Ordinary life, ordinary days and cares,
a concert, a conversation,
strolls on the town’s outskirts,
good news, bad—
but objects and thoughts
were unfinished somehow,
rough drafts.
Houses and trees
desired something more
and in summer green meadows
covered the volcanic planet
like an overcoat tossed upon the ocean.
Black cinemas crave light,
Forests breathe feverishly,
clouds sing softly,
a golden oriole prays for rain.
Ordinary life desires.
–Adam Zagajewski
(Translated from the Polish, by Clare Cavanagh)”
“YES!” the captured, tormented thing within me leaps in solidarity from its place which, if I knew exactly where it resided, I’d do up good like the USA is doing Iraq and the war on terrorism in general.

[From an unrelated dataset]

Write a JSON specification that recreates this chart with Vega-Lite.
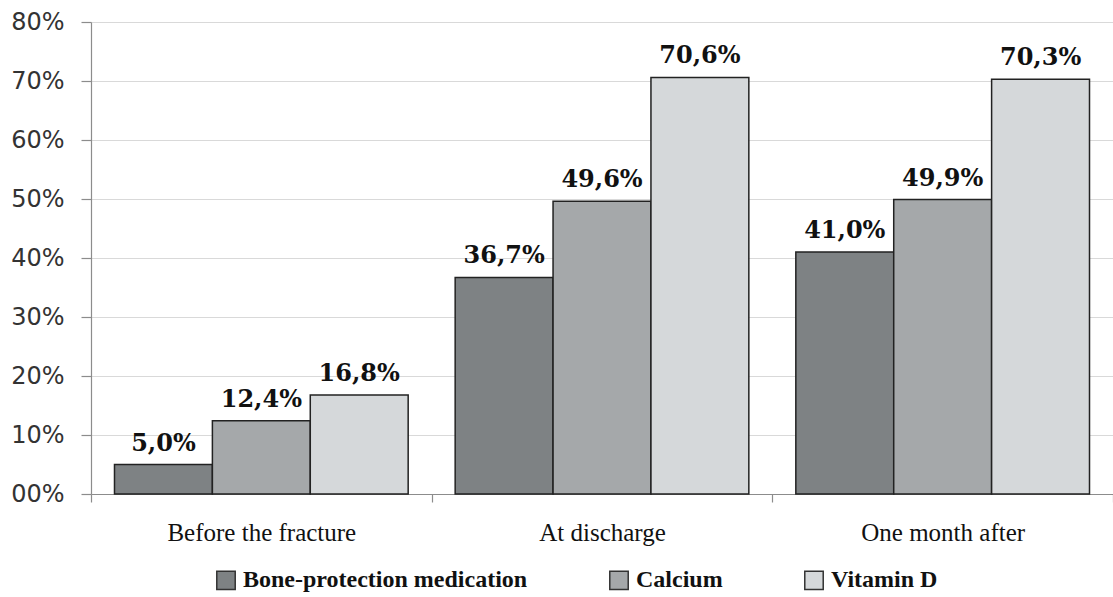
{
  "$schema": "https://vega.github.io/schema/vega-lite/v6.json",
  "width": 1022,
  "height": 472,
  "autosize": {"type": "none"},
  "padding": {"left": 91, "top": 22, "right": 0, "bottom": 103},
  "background": "white",
  "config": {
    "locale": {"number": {"decimal": ",", "thousands": ".", "grouping": [3], "currency": ["", "€"]}},
    "view": {"stroke": null},
    "axis": {"domainColor": "#8c8c8c", "tickColor": "#8c8c8c", "gridColor": "#d9d9d9", "domainWidth": 1.2, "tickWidth": 1.2}
  },
  "data": {
    "values": [
      {"period": "Before the fracture", "type": "Bone-protection medication", "value": 0.050},
      {"period": "Before the fracture", "type": "Calcium", "value": 0.124},
      {"period": "Before the fracture", "type": "Vitamin D", "value": 0.168},
      {"period": "At discharge", "type": "Bone-protection medication", "value": 0.367},
      {"period": "At discharge", "type": "Calcium", "value": 0.496},
      {"period": "At discharge", "type": "Vitamin D", "value": 0.706},
      {"period": "One month after", "type": "Bone-protection medication", "value": 0.410},
      {"period": "One month after", "type": "Calcium", "value": 0.499},
      {"period": "One month after", "type": "Vitamin D", "value": 0.703}
    ]
  },
  "encoding": {
    "x": {
      "field": "period", "type": "nominal", "sort": null,
      "scale": {"paddingInner": 0, "paddingOuter": 0},
      "axis": {"title": null, "labelAngle": 0, "labelFont": "Liberation Serif", "labelFontSize": 25, "labelColor": "#111", "labelLimit": 500, "tickBand": "extent", "tickSize": 8, "labelPadding": 18, "grid": false}
    },
    "xOffset": {"field": "type", "type": "nominal", "sort": null, "scale": {"paddingInner": 0, "paddingOuter": 0.24}},
    "y": {
      "field": "value", "type": "quantitative",
      "scale": {"domain": [0, 0.8], "nice": false},
      "axis": {"title": null, "format": "03.0%", "values": [0, 0.1, 0.2, 0.3, 0.4, 0.5, 0.6, 0.7, 0.8], "labelFont": "DejaVu Sans", "labelFontSize": 24, "labelColor": "#333", "tickSize": 10, "labelPadding": 17, "grid": true}
    }
  },
  "layer": [
    {
      "mark": {"type": "bar", "stroke": "#222", "strokeWidth": 1.5},
      "encoding": {
        "color": {
          "field": "type", "type": "nominal", "sort": null,
          "scale": {"domain": ["Bone-protection medication", "Calcium", "Vitamin D"], "range": ["#7e8284", "#a5a8aa", "#d5d8da"]},
          "legend": {
            "title": null, "orient": "none", "direction": "horizontal", "legendX": 123, "legendY": 546,
            "padding": 0, "symbolType": "square", "symbolSize": 340, "symbolStrokeColor": "#333", "symbolStrokeWidth": 1.5,
            "labelFont": "Liberation Serif", "labelFontWeight": "bold", "labelFontSize": 24, "labelColor": "#111",
            "labelOffset": 5, "columnPadding": 78, "labelLimit": 400
          }
        }
      }
    },
    {
      "mark": {"type": "text", "baseline": "alphabetic", "dy": -14, "font": "DejaVu Serif", "fontWeight": "bold", "fontSize": 24, "color": "#111"},
      "encoding": {
        "text": {"field": "value", "type": "quantitative", "format": ".1%"}
      }
    }
  ]
}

I would make pitiful headway, become hopelessly embroiled in controversy and entangled in bad press, lose respect, and the thing would, in the end, still be quite alive and well. Jason Voorhees, Michael Myers, Freddy K…
Desires are nuisances from hell for sure when you’re a divided front. And reprogramming human conditioning is like chiseling the ten commandments off their stone tablets in mere preparation to begin chiseling on new ones with no guarantee that they won’t be obsolete by the time you finish.
And you ma’am, what would you like to order?
I’ll just have what Randle McMurphy’s having, please.